A classificação etária da peça é 16 anos e a entrada é gratuita, como em toda atividade cultural do Festival de Inverno da UFMG. A limitação de público da sala onde o espetáculo será encenado é de 60 pessoas.
“Quando escolho um texto, eu sei que vou portar esse texto por muitos anos, porque eu gosto de fazer e refazer, retomar o texto várias vezes. Há textos que fiz há 25 anos e que ainda refaço: quando começo a trabalhar, eu espero que seja por muito tempo”, explica François Kahn.
O ator diz só escolher textos que são “como um reflexo da minha vida, das minhas preocupações, do meu modo de sentir e de ver o mundo”: “devo amar realmente o texto”, afirma. “E por isso é muito complicado escolher os textos. Só escolho os que eu verdadeiramente quero ‘defender’. Que é o que aconteceu com este conto", diz, citando Tchekhov. "Quando o reencontrei, muito tempo depois de tê-lo lido, soube que era algo que eu queria fazer”, lembra.
Considerado um dos grandes nomes do teatro contemporâneo, François Kahn é ator, diretor, dramaturgo e pedagogo teatral. Entre 1973 e 1985, foi aluno do diretor polonês Jerzy Grotowski, um dos principais teatrólogos do século 20. No decorrer de sua trajetória, Kahn desenvolveu sua própria linha de trabalho, intitulada Teatro de Câmara, em que busca eliminar as barreiras formais e sociais entre ator e espectador. Hoje, desenvolve atividades na França, na Itália e no Brasil.

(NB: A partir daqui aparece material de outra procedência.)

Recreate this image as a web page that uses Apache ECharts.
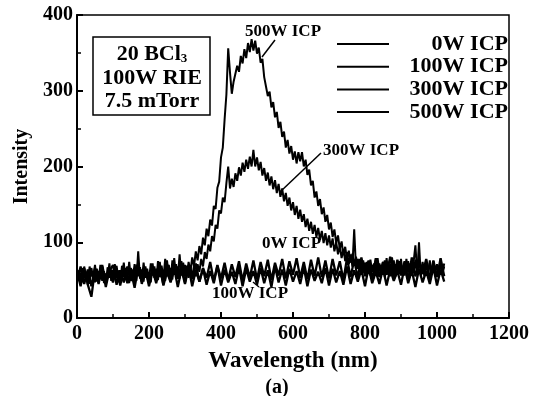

O trabalho de Kahn é fortemente atravessado pela literatura, e durante o Festival o ator também está ministrando a residência artística Memórias inventadas: um laboratório teatral sobre a improvisação estruturada, a partir de textos de Manoel de Barros, cujas inscrições já se encerraram. No curso, estudantes e profissionais de teatro estão realizando a composição individual de uma breve cena a partir da improvisação sobre lembranças pessoais, e uma composição de grupo, partindo fragmentos literários.
É preciso reeducar(-se)
Priscila Rezende se graduou em artes plásticas na Escola Guignard, da Universidade do Estado de Minas Gerais (Uemg), em 2011, e desde 2010 trabalha com performance, tendo se apresentado em cidades como Londres, Nova York e Berlim, além de no Brasil. No início de 2018, realizou residência artística na Central Saint Martins, em Londres, Inglaterra, uma das principais referências no ensino de arte e design no mundo. O trabalho que apresentará no Festival de Inverno, levado a público pela primeira vez em Berlim, Alemanha, em 2016, “é uma reescrita dos mitos cristãos em que fui ensinada a acreditar”, explica a artista.
Na performance, Priscila usa óleo de dendê para escrever em uma bíblia o mito da criação do mundo conforme a cultura iorubá, de matriz africana. Vinda de família evangélica, Priscila conta que, quando criança, foi criada em meio ao racismo e ao preconceito em relação à cultura afro-brasileira e suas religiões. “Ao me aproximar das questões referentes ao racismo, à negritude e à ancestralidade, entendi que as culturas africanas não eram aquilo que me ensinaram quando criança. Então, a ideia do meu trabalho é essa, de fazer uma espécie de reaprendizado”.
Na medida em que a intervenção ocorre sobre as páginas da bíblia, elas vão sendo expostas em um painel. A ação dura em torno de quatro horas e será realizada no pátio externo do Conservatório UFMG, a partir das 15h, até as vésperas da conferência de Grace Passô.